You wouldn’t expect a computer to be able to make up a funny joke—it seems like a uniquely human ability. In order for a computer to understand the jokes that it is making, it would need to have deep semantic understanding of words, which is infeasible. And it can be difficult to explain why a joke is funny.

However, it is feasible to use *factor graphs* to define a relatively simple model for what makes a specific class of jokes funny. A computer can then apply this methodology to make funny jokes, although it will not understand them.

Mathematicians can use factor graphs to represent the factorisation of a function.
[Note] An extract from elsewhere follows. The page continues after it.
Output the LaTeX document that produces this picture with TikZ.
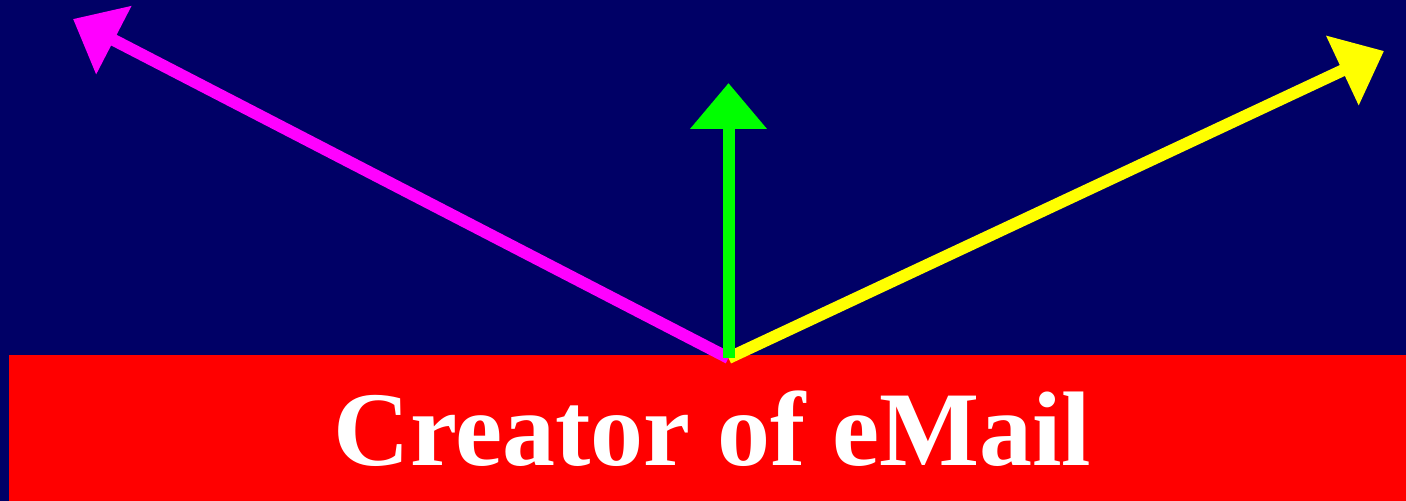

As an example, suppose we have the function

\begin{equation*} f(X_1, X_2, X_3) = X_1 (X_1 + X_2 + X_3). \end{equation*}

Then $f$ can be factorised as \begin{equation*} f(X_1, X_2, X_3) = g(X_1) h(X_1, X_2, X_3), \end{equation*} where $g(X_1) = X_1$ and $h(X_1, X_2, X_3) = X_1 + X_2 + X_3$. The factor graph for $f$ is:

It shows how $f$ can be factorised, and which variables appear in each factor. To make the graph, we label the factors in square boxes, the variables in circular boxes, and connect a variable to a factor if that variable is a term in the factor.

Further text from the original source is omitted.